According to DOD, for fiscal years 2009 through 2014 the services annually spent about $40 billion of the estimated $51 billion (80 percent) needed to meet estimated facilities sustainment requirements; spent about $3 billion on facilities restoration and modernization; and reported about $100 billion in deferred maintenance and repairs. DOD has established a goal for the services to submit annual budget requests for at least 90 percent of the funds needed to meet estimated facilities sustainment requirements. However, the services' operation and maintenance budget requests did not meet that goal in fiscal years 2014 through 2016. DOD officials stated that the services were granted permission in the past few years to submit budget requests that did not meet the 90 percent budgeting goal in order to fund other priorities, but that continuing not to meet the goal increases the risk of facility deterioration in the future.

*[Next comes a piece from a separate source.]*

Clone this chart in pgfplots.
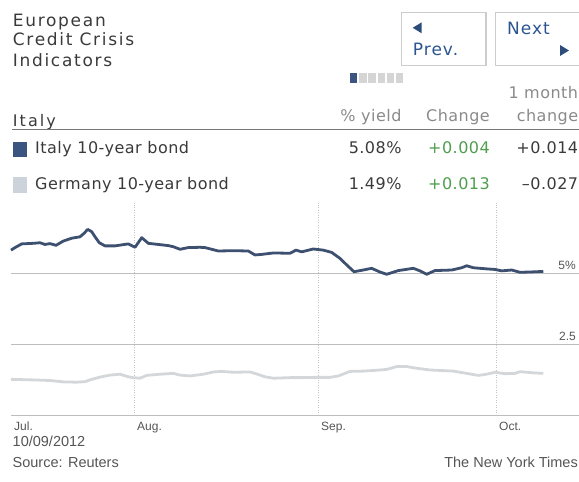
\documentclass[border=0pt]{standalone}
\usepackage{pgfplots}
\pgfplotsset{compat=1.18}
\usepackage{fontspec}
\setmainfont{DejaVu Sans}
\newfontfamily\hdr{DejaVu Sans}[LetterSpace=10]
\newfontfamily\hdrb{DejaVu Sans}[LetterSpace=13]
\newfontfamily\tbl{DejaVu Sans}[LetterSpace=3]
\newfontfamily\btn{DejaVu Sans}[LetterSpace=6]
\newfontfamily\ar{Liberation Sans}
\definecolor{txt}{HTML}{3A3A3A}
\definecolor{colh}{HTML}{8A8A8A}
\definecolor{grn}{HTML}{4E9E4E}
\definecolor{italyc}{HTML}{3D5070}
\definecolor{italysq}{HTML}{3B5580}
\definecolor{gerc}{HTML}{D4D7DA}
\definecolor{gersq}{HTML}{CCD3DA}
\definecolor{btnb}{HTML}{CCCCCC}
\definecolor{btnt}{HTML}{2B5590}
\definecolor{tri}{HTML}{2C4D7A}
\definecolor{pgoff}{HTML}{D5D5D5}
\definecolor{rule}{HTML}{777777}
\definecolor{gridh}{HTML}{BDBDBD}
\definecolor{gridv}{HTML}{C4C4C4}
\definecolor{tickc}{HTML}{555555}
\definecolor{foot}{HTML}{555555}
\begin{document}
\begin{tikzpicture}[x=1pt,y=1pt]
\path[use as bounding box] (0,0) rectangle (579,482);
% header title
\node[anchor=base west,inner sep=0pt,text=txt,font=\hdr\fontsize{17}{20}\selectfont] at (12.7,482-26.7) {European};
\node[anchor=base west,inner sep=0pt,text=txt,font=\hdr\fontsize{17}{20}\selectfont] at (12.7,482-45.7) {Credit Crisis};
\node[anchor=base west,inner sep=0pt,text=txt,font=\hdr\fontsize{17}{20}\selectfont] at (12.7,482-66.7) {Indicators};
% buttons
\draw[btnb,line width=1.5pt] (401.7,482-12.3) rectangle (486,482-65.7);
\draw[btnb,line width=1.5pt] (495.7,482-12.3) rectangle (581,482-65.7);
\fill[tri] (412.7,482-27.8) -- (421.7,482-22.3) -- (421.7,482-33.3) -- cycle;
\fill[tri] (560,482-45) -- (560,482-56) -- (569,482-50.5) -- cycle;
\node[anchor=base west,inner sep=0pt,text=btnt,font=\btn\fontsize{17}{20}\selectfont] at (412.7,482-56) {Prev.};
\node[anchor=base west,inner sep=0pt,text=btnt,font=\btn\fontsize{17}{20}\selectfont] at (507,482-34.3) {Next};
% page indicator
\fill[italysq] (350,482-73.3) rectangle ++(7.3,-9.4);
\foreach \i in {1,...,5} {\fill[pgoff] (350+9.2*\i,482-73.3) rectangle ++(7.3,-9.4);}
% column headers
\node[anchor=base east,inner sep=0pt,text=colh,font=\tbl\fontsize{16}{19}\selectfont] at (578.3,482-98.3) {1 month};
\node[anchor=base east,inner sep=0pt,text=colh,font=\tbl\fontsize{16}{19}\selectfont] at (401.7,482-121.7) {\% yield};
\node[anchor=base east,inner sep=0pt,text=colh,font=\tbl\fontsize{16}{19}\selectfont] at (490,482-121.7) {Change};
\node[anchor=base east,inner sep=0pt,text=colh,font=\tbl\fontsize{16}{19}\selectfont] at (578.3,482-121.7) {change};
\node[anchor=base west,inner sep=0pt,text=txt,font=\hdrb\fontsize{16}{19}\selectfont] at (12.7,482-126.7) {Italy};
\draw[rule,line width=1.3pt] (12,482-129.5) -- (579,482-129.5);
% rows
\fill[italysq] (12.7,482-141.7) rectangle (27.3,482-156.7);
\fill[gersq] (12.7,482-177) rectangle (27.3,482-192.7);
\node[anchor=base west,inner sep=0pt,text=txt,font=\tbl\fontsize{16}{19}\selectfont] at (35,482-153.3) {Italy 10-year bond};
\node[anchor=base west,inner sep=0pt,text=txt,font=\tbl\fontsize{16}{19}\selectfont] at (35,482-190) {Germany 10-year bond};
\node[anchor=base east,inner sep=0pt,text=txt,font=\tbl\fontsize{16}{19}\selectfont] at (401.7,482-153.3) {5.08\%};
\node[anchor=base east,inner sep=0pt,text=grn,font=\tbl\fontsize{16}{19}\selectfont] at (490,482-153.3) {+0.004};
\node[anchor=base east,inner sep=0pt,text=txt,font=\tbl\fontsize{16}{19}\selectfont] at (578.3,482-153.3) {+0.014};
\node[anchor=base east,inner sep=0pt,text=txt,font=\tbl\fontsize{16}{19}\selectfont] at (401.7,482-190) {1.49\%};
\node[anchor=base east,inner sep=0pt,text=grn,font=\tbl\fontsize{16}{19}\selectfont] at (490,482-190) {+0.013};
\node[anchor=base east,inner sep=0pt,text=txt,font=\tbl\fontsize{16}{19}\selectfont] at (578.3,482-190) {–0.027};
% chart
\begin{axis}[at={(11pt,66.3pt)}, anchor=south west, scale only axis,
  width=568pt, height=212.7pt,
  xmin=10.27, xmax=105.99, ymin=0, ymax=7.49,
  axis line style={draw=none}, major tick length=0pt,
  xtick={31,62,92}, xticklabels={Aug.,Sep.,Oct.},
  extra x ticks={10.27}, extra x tick labels={Jul.}, extra x tick style={grid=none},
  ytick={0,2.5,5}, yticklabels={,2.5,5\%}, yticklabel pos=right,
  grid=major,
  major x grid style={draw=gridv, dash pattern=on 1pt off 1.5pt, line width=0.8pt},
  major y grid style={draw=gridh, line width=1pt},
  xticklabel style={anchor=north west, inner sep=0pt, xshift=3pt, yshift=-6pt, font=\ar\fontsize{12}{14}\selectfont, text=tickc},
  yticklabel style={anchor=south east, inner sep=0pt, xshift=-3pt, yshift=3.5pt, font=\ar\fontsize{12}{14}\selectfont, text=tickc},
  clip=false]
\addplot[gerc, line width=2.8pt, line join=round] coordinates {
(10.27,1.28)(14.03,1.26)(16.84,1.24)(19.09,1.19)(21.34,1.18)(22.74,1.20)(23.87,1.28)(25.27,1.36)(26.96,1.43)(28.64,1.46)(30.04,1.37)(30.88,1.34)(32.01,1.32)(33.14,1.42)(35.38,1.46)(37.62,1.49)(38.75,1.43)(40.44,1.40)(42.68,1.46)(44.36,1.54)(45.78,1.56)(47.73,1.53)(50.55,1.54)(51.68,1.47)(53.07,1.37)(54.47,1.32)(57.29,1.34)(59.53,1.34)(61.79,1.35)(64.03,1.35)(65.43,1.40)(67.40,1.56)(69.64,1.57)(71.90,1.60)(73.58,1.63)(75.27,1.73)(76.95,1.73)(78.64,1.67)(80.88,1.61)(84.81,1.57)(87.06,1.49)(89.02,1.42)(90.43,1.46)(91.83,1.53)(93.52,1.48)(95.20,1.49)(96.04,1.55)(98.28,1.51)(99.97,1.49)};
\addplot[italyc, line width=2.8pt, line join=round] coordinates {
(10.27,5.83)(10.95,5.92)(12.08,6.05)(14.03,6.07)(15.16,6.09)(16.00,6.03)(16.84,6.06)(17.86,6.00)(19.09,6.15)(20.50,6.25)(21.90,6.30)(22.57,6.42)(23.20,6.56)(23.87,6.48)(24.43,6.30)(25.15,6.09)(26.11,5.98)(27.80,5.98)(30.04,6.05)(31.17,5.93)(32.30,6.27)(33.41,6.07)(35.09,6.03)(36.78,5.99)(37.62,5.95)(38.75,5.86)(40.15,5.92)(42.12,5.93)(42.96,5.92)(45.21,5.80)(47.73,5.81)(50.26,5.80)(51.39,5.66)(52.52,5.68)(54.47,5.73)(57.29,5.72)(58.30,5.83)(59.26,5.77)(61.21,5.87)(62.90,5.83)(64.31,5.75)(65.71,5.54)(66.84,5.31)(68.07,5.07)(69.64,5.13)(71.05,5.19)(72.45,5.06)(73.58,4.98)(75.54,5.11)(78.07,5.19)(79.19,5.10)(80.32,4.98)(81.72,5.11)(84.54,5.13)(86.22,5.21)(87.06,5.28)(88.18,5.21)(90.43,5.17)(91.83,5.15)(92.96,5.10)(94.65,5.13)(96.04,5.05)(97.73,5.06)(99.97,5.08)};
\end{axis}
% footer
\node[anchor=base west,inner sep=0pt,text=foot,font=\ar\fontsize{14.5}{17}\selectfont] at (12.5,482-447) {10/09/2012};
\node[anchor=base west,inner sep=0pt,text=foot,font=\ar\fontsize{14.5}{17}\selectfont] at (12.5,482-468) {Source: Reuters};
\node[anchor=base east,inner sep=0pt,text=foot,font=\ar\fontsize{14.5}{17}\selectfont] at (578,482-468) {The New York Times};
\end{tikzpicture}
\end{document}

Public works personnel at the eight installations GAO visited stated that they prioritize maintenance and repairs for facilities that most directly relate to their installations' missions, but also gave examples of facility conditions that are negatively affecting the ability of some installations to efficiently conduct operations. For example, officials at one installation showed GAO a shooting range that was closed due to its exhaust system not working properly, resulting in additional costs to transport personnel to another location for training. Focus group participants and public works personnel at these eight installations also reported that facility conditions affect the quality of life, or overall satisfaction, of installation personnel. Participants reported experiencing problems with facilities' heating and cooling systems, leaking roofs and windows, and mold and mildew.
This is a public version of a sensitive report GAO issued previously. It excludes sensitive information on the relationship between recorded facility condition ratings and reported installation readiness levels.
Why GAO Did This Study
In 2015, the Acting Assistant Secretary of Defense for Energy, Installations, and Environment testified that DOD was accepting significant risk in its budget request for sustaining and recapitalizing facilities needing such work from among its nearly 562,000 facilities, whose plant replacement value DOD estimates as $880 billion.

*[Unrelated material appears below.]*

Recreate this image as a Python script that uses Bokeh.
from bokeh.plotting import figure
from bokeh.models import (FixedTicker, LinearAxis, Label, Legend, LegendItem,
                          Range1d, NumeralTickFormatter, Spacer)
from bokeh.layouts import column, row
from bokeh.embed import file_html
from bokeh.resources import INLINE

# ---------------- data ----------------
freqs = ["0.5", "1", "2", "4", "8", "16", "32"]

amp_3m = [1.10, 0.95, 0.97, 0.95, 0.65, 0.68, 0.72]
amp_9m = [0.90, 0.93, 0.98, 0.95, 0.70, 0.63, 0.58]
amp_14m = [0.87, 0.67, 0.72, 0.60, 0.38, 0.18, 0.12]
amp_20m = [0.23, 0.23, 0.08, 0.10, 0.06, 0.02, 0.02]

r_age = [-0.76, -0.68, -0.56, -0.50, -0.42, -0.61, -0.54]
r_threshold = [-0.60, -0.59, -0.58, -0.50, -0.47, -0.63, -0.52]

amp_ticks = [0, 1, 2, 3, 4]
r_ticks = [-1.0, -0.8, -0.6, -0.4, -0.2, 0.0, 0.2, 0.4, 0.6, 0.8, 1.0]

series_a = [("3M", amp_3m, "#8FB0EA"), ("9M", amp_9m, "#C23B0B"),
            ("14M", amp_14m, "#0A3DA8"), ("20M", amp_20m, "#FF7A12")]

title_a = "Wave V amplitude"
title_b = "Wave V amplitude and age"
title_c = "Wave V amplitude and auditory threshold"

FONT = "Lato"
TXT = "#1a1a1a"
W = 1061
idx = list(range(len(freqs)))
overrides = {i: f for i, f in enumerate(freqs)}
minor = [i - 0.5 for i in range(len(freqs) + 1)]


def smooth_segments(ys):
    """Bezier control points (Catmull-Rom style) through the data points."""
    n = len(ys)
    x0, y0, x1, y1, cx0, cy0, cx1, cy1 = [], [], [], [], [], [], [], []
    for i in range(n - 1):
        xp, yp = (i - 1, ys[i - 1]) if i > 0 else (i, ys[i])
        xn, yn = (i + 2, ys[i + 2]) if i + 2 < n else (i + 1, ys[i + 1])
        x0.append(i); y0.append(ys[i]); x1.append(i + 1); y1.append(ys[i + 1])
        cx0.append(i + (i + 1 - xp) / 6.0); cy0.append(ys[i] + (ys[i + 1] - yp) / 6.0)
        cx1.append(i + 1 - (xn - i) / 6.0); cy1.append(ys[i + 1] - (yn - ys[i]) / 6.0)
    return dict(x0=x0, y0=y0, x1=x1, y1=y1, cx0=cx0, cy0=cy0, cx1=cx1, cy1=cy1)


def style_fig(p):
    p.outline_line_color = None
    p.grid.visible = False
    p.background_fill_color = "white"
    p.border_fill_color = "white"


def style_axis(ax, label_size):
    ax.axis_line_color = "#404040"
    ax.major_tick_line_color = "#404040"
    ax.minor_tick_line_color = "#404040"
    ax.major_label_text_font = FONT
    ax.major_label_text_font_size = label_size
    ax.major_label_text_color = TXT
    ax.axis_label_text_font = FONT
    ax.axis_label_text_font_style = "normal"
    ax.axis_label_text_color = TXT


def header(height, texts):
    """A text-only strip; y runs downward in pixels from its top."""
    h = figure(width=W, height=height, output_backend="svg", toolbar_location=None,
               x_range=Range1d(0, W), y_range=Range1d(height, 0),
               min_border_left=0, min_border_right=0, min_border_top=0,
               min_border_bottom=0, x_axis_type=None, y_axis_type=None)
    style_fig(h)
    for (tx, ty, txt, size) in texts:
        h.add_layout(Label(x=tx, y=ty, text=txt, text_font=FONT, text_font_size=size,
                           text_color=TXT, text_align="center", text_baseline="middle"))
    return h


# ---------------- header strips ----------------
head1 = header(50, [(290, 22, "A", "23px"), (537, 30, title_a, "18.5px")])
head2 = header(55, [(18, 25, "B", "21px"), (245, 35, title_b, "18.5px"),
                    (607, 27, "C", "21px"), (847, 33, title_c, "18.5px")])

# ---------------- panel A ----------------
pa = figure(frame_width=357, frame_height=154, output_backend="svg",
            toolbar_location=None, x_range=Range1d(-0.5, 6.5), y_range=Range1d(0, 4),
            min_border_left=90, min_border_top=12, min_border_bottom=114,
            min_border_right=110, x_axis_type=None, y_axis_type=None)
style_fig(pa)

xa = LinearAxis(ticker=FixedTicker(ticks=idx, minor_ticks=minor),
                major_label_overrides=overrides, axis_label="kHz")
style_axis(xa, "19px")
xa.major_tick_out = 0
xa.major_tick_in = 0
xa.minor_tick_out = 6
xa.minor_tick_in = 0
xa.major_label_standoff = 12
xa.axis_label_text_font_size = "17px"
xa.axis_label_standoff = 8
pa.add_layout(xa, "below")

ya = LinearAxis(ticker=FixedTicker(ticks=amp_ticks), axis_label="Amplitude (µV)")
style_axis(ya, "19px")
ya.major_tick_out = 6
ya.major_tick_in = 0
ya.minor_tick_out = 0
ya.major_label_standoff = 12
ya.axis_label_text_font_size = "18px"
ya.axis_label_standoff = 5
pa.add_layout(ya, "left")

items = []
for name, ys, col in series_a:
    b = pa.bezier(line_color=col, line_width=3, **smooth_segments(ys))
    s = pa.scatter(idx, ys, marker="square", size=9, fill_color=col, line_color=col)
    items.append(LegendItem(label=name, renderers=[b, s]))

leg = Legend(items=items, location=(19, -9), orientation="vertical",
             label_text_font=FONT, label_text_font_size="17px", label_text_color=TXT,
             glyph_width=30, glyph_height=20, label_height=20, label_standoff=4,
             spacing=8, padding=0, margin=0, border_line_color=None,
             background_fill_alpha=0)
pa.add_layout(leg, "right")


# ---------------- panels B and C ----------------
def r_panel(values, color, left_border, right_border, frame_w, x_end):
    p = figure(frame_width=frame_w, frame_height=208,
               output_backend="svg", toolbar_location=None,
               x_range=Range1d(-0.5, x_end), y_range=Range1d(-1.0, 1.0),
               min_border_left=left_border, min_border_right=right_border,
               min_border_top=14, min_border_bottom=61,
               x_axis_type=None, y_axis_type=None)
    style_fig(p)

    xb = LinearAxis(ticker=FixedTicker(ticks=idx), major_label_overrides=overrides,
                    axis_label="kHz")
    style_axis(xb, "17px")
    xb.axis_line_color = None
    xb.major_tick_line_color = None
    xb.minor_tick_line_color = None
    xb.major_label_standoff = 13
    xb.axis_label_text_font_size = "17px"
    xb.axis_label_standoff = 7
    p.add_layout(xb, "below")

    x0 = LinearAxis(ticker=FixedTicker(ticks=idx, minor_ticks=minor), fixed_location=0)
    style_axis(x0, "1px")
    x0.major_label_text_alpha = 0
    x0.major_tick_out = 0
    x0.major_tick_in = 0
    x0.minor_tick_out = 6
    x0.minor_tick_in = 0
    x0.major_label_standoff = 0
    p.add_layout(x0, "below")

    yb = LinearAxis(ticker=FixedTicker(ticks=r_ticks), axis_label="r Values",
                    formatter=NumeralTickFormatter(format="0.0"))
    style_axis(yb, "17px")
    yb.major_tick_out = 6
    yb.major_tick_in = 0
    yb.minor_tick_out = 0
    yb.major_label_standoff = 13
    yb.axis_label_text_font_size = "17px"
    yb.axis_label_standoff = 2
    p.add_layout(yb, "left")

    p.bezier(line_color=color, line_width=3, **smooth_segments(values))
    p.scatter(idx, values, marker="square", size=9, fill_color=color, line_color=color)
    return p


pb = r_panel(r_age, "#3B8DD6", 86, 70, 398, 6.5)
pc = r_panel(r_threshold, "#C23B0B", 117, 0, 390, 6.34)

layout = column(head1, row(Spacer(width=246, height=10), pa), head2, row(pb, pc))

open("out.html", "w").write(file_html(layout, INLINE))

House Report 114-102 included a provision for GAO to review DOD's facility sustainment and recapitalization efforts. This report: (1) evaluates the extent to which the services have made—and DOD can monitor—progress in meeting facility policy requirements; (2) identifies how much the services have spent for sustainment, restoration, and modernization, and have reported in deferred maintenance and repairs since fiscal year 2009; and (3) describes personnel's perspectives on the effect of facility conditions on installation missions and quality of life. GAO reviewed policies; analyzed condition ratings, budget documents, and financial reports; interviewed installation officials; and held 16 focus groups at a non-generalizable sample of eight U.S. installations selected based on plant replacement value and other factors.
Recommendations
GAO recommends that DOD revise its guidance to clarify how the services are to indicate when a facility condition rating recorded in DOD's Real Property Assets Database is based on the standardized process. DOD partially concurred, stating that it is taking other actions. GAO continues to believe, as discussed in the report, that the recommendation is valid.

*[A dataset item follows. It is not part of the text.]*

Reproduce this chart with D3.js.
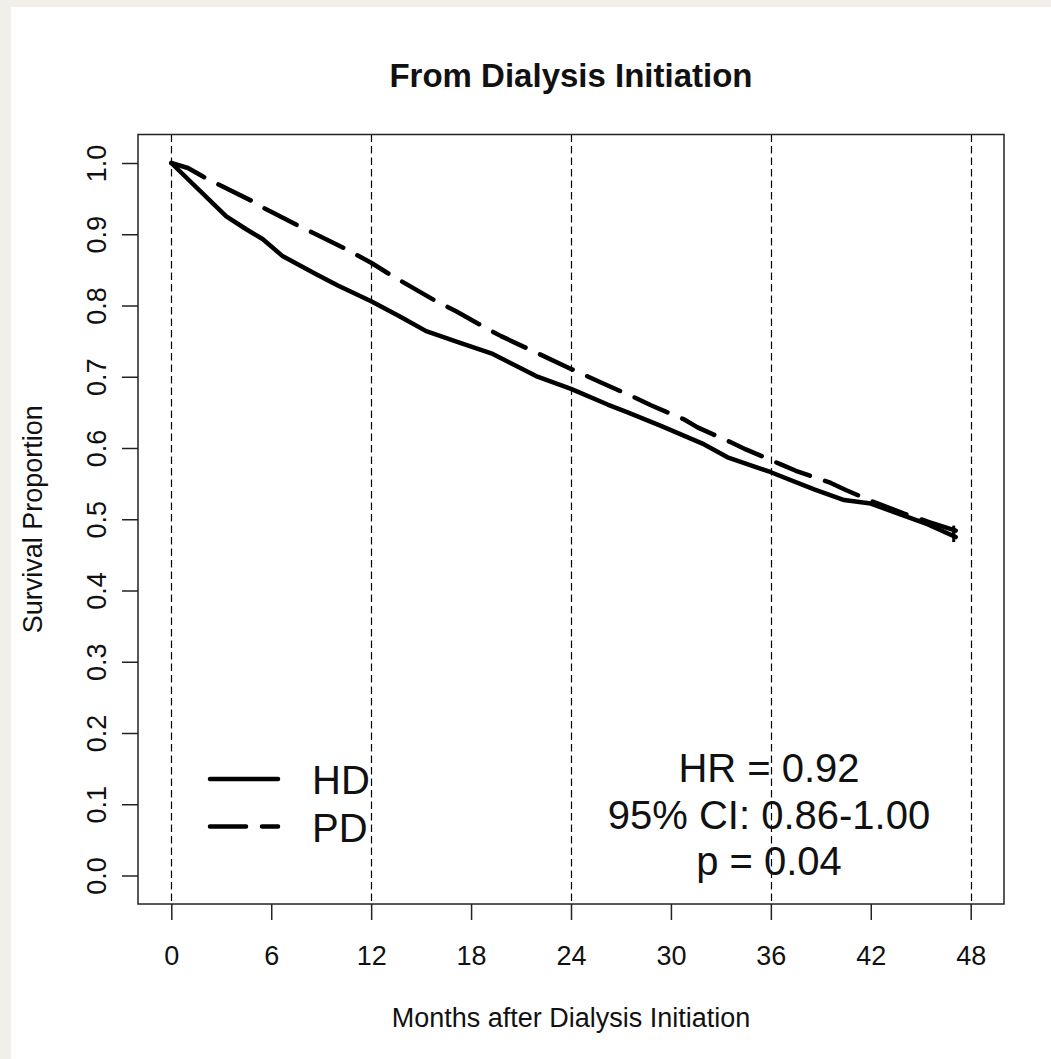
<!DOCTYPE html>
<html>
<head>
<meta charset="utf-8">
<script src="https://d3js.org/d3.v7.min.js"></script>
<style>
	html, body { margin: 0; padding: 0; background: #f0efea; }
	#chart { position: absolute; left: 11px; top: 7px; }
	text { font-family: "Liberation Sans", Arial, sans-serif; fill: #111; }
</style>
</head>
<body>
<div id="chart"></div>
<script>

// data
// ----------------------------------------

var hd_months = [0, 3.3, 4.5, 5.5, 6.7, 8.7, 10, 12, 13.7, 15.3, 17.3, 19.3, 21.9, 24, 26.2, 27.4, 29.4, 32, 33.4, 36, 38.6, 40.4, 42, 43.4, 45.4, 47.1];
var hd_surv = [1.000, 0.925, 0.907, 0.893, 0.869, 0.844, 0.828, 0.806, 0.785, 0.764, 0.748, 0.732, 0.701, 0.683, 0.661, 0.650, 0.631, 0.605, 0.587, 0.566, 0.542, 0.527, 0.522, 0.510, 0.493, 0.475];

var pd_months = [0, 1, 1.9, 2.9, 4.9, 5.7, 7.7, 8.5, 10.5, 12, 13.3, 15.9, 17.1, 19, 19.8, 21.9, 24, 25.8, 27.8, 28.8, 30.8, 31.6, 33.6, 34.5, 36.6, 37.5, 39.6, 40.5, 42.2, 44, 45.5, 47.1];
var pd_surv = [1.000, 0.993, 0.981, 0.969, 0.946, 0.935, 0.911, 0.902, 0.879, 0.860, 0.841, 0.806, 0.792, 0.767, 0.757, 0.734, 0.711, 0.692, 0.671, 0.660, 0.640, 0.629, 0.608, 0.598, 0.577, 0.568, 0.551, 0.541, 0.524, 0.508, 0.496, 0.484];

var x_ticks = [0, 6, 12, 18, 24, 30, 36, 42, 48];
var y_ticks = [0, 0.1, 0.2, 0.3, 0.4, 0.5, 0.6, 0.7, 0.8, 0.9, 1.0];
var ref_lines = [0, 12, 24, 36, 48];
var groups = ["HD", "PD"];
var stats_lines = ["HR = 0.92", "95% CI: 0.86-1.00", "p = 0.04"];

// main variables
// ----------------------------------------

var width = 1040,
	height = 1052;

var box = {left: 127, right: 993, top: 127.5, bottom: 897};
var axis_font = "27px";

dataviz();

function dataviz(){

	var svg = d3.select("#chart")
		.append("svg")
		.attr("width", width)
		.attr("height", height)
		.style("display", "block")
		.style("background", "#fff");

	var x = d3.scaleLinear()
		.domain([-2, 50])
		.range([box.left, box.right]);

	var y = d3.scaleLinear()
		.domain([-0.04, 1.04])
		.range([box.bottom, box.top]);

	// title
	svg.append("text")
		.attr("x", (box.left + box.right) / 2)
		.attr("y", 80)
		.attr("text-anchor", "middle")
		.style("font-weight", "bold")
		.style("font-size", "33px")
		.text("From Dialysis Initiation");

	// reference lines
	svg.append("g")
		.selectAll("line")
		.data(ref_lines)
		.enter()
		.append("line")
		.attr("x1", function(d){ return Math.round(x(d)) + 0.5 })
		.attr("x2", function(d){ return Math.round(x(d)) + 0.5 })
		.attr("y1", box.top)
		.attr("y2", box.bottom)
		.attr("stroke", "#000")
		.attr("stroke-width", 1.2)
		.attr("stroke-dasharray", "7.5,4");

	// axes
	var x_axis = d3.axisBottom(x)
		.tickValues(x_ticks)
		.tickSize(16)
		.tickPadding(26)
		.tickSizeOuter(0);

	var gx = svg.append("g")
		.attr("transform", "translate(0," + box.bottom + ")")
		.call(x_axis);
	gx.select(".domain").remove();
	gx.selectAll("line").attr("stroke", "#222").attr("stroke-width", 1.5);
	gx.selectAll("text")
		.style("font-size", axis_font)
		.style("font-family", "'Liberation Sans', Arial, sans-serif")
		.attr("fill", "#111");

	var y_axis = d3.axisLeft(y)
		.tickValues(y_ticks)
		.tickSize(16)
		.tickFormat(d3.format(".1f"))
		.tickSizeOuter(0);

	var gy = svg.append("g")
		.attr("transform", "translate(" + box.left + ",0)")
		.call(y_axis);
	gy.select(".domain").remove();
	gy.selectAll("line").attr("stroke", "#222").attr("stroke-width", 1.5);
	gy.selectAll("text")
		.attr("x", null)
		.attr("dy", null)
		.attr("transform", "translate(-32,0) rotate(-90)")
		.attr("text-anchor", "middle")
		.style("font-size", axis_font)
		.style("font-family", "'Liberation Sans', Arial, sans-serif")
		.attr("fill", "#111");

	// box
	svg.append("rect")
		.attr("x", box.left)
		.attr("y", box.top)
		.attr("width", box.right - box.left)
		.attr("height", box.bottom - box.top)
		.attr("fill", "none")
		.attr("stroke", "#222")
		.attr("stroke-width", 1.5);

	// axis titles
	svg.append("text")
		.attr("x", (box.left + box.right) / 2)
		.attr("y", 1020)
		.attr("text-anchor", "middle")
		.style("font-size", axis_font)
		.text("Months after Dialysis Initiation");

	svg.append("text")
		.attr("transform", "translate(31," + ((box.top + box.bottom) / 2) + ") rotate(-90)")
		.attr("text-anchor", "middle")
		.style("font-size", axis_font)
		.text("Survival Proportion");

	// curves
	var line = d3.line()
		.x(function(d){ return x(d[0]) })
		.y(function(d){ return y(d[1]) });

	var hd = d3.zip(hd_months, hd_surv),
		pd = d3.zip(pd_months, pd_surv);

	var curves = [
		{name: groups[0], values: hd, dash: null},
		{name: groups[1], values: pd, dash: "36,16"}
	];

	var plot = svg.append("g").attr("id", "d3_plot");

	plot.selectAll(".curve")
		.data(curves)
		.enter()
		.append("path")
		.attr("class", "curve")
		.attr("d", function(d){ return line(d.values) })
		.attr("fill", "none")
		.attr("stroke", "#000")
		.attr("stroke-width", 4.5)
		.attr("stroke-linecap", "round")
		.attr("stroke-linejoin", "round")
		.attr("stroke-dasharray", function(d){ return d.dash });

	// censor marks at the end
	plot.selectAll(".censor")
		.data(curves)
		.enter()
		.append("line")
		.attr("class", "censor")
		.attr("x1", function(d){ var p = d.values[d.values.length - 1]; return x(p[0]) - 2 })
		.attr("x2", function(d){ var p = d.values[d.values.length - 1]; return x(p[0]) - 2 })
		.attr("y1", function(d){ var p = d.values[d.values.length - 1]; return y(p[1]) - 5 })
		.attr("y2", function(d){ var p = d.values[d.values.length - 1]; return y(p[1]) + 5 })
		.attr("stroke", "#000")
		.attr("stroke-width", 3);

	// legend
	var legend = svg.append("g")
		.attr("class", "legend")
		.attr("transform", "translate(199,772)");

	var items = legend.selectAll("g")
		.data(curves)
		.enter()
		.append("g")
		.attr("transform", function(d,i){ return "translate(0," + (i * 47.5) + ")" });

	items.append("line")
		.attr("x1", 0)
		.attr("x2", 68)
		.attr("y1", 0)
		.attr("y2", 0)
		.attr("stroke", "#000")
		.attr("stroke-width", 4.5)
		.attr("stroke-linecap", "round")
		.attr("stroke-dasharray", function(d){ return d.dash });

	items.append("text")
		.attr("x", 102)
		.attr("y", 15)
		.style("font-size", "40px")
		.text(function(d){ return d.name });

	// stats
	svg.append("g")
		.selectAll("text")
		.data(stats_lines)
		.enter()
		.append("text")
		.attr("x", 758)
		.attr("y", function(d,i){ return 775 + i * 46.5 })
		.attr("text-anchor", "middle")
		.style("font-size", "40px")
		.text(function(d){ return d });
}
</script>
</body>
</html>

Recommendations for Executive Action
Agency Affected | Recommendation | Status |
---|---|---|
Office of the Assistant Secretary of Defense for Energy, Installations, and Environment | To improve the Office of the Secretary of Defense's (OSD) oversight of the services' progress in implementing the standardized process for assessing facility conditions and recording facility condition ratings based on that process, the Assistant Secretary of Defense for Energy, Installations, and Environment should revise its guidance to clarify how--either in DOD's Real Property Assets Database or by some other mechanism--the services are to indicate when a facility condition rating recorded in DOD's Real Property Assets Database is based on the standardized process. |
DOD partially concurred with our recommendation, stating in its written comments that they conduct periodic implementation reviews to ensure that the services are making appropriate progress in implementing the 2013 policy memorandum, and that these reviews use data directly from the Sustainment Management System since that system reflects real-time data and is more reliable for program management oversight. DOD also stated that they do not use the Real Property Assets Database to manage or oversee the services' progress in inspecting their facilities. In August 2018, an official in the Office of the Assistant Secretary of Defense for Sustainment stated that the office planned to begin requesting information from the military services on the status of completing facility condition assessments based on the standardized process. In September 2018, the services began reporting this information, which included the percentage of buildings in each service's inventory that had been assessed using the standardized process, the planned date for completing assessments on the remaining buildings, and the number of buildings with a facility condition rating in the Real Property Assets Database that is either missing or entered as zero. Officials in the Office of the Assistant Secretary of Defense for Sustainment told us that they intend to request this information annually to monitor the services' progress. As a result, DOD should have improved oversight of the services' progress in using the standardized process for assessing and rating the condition of facilities.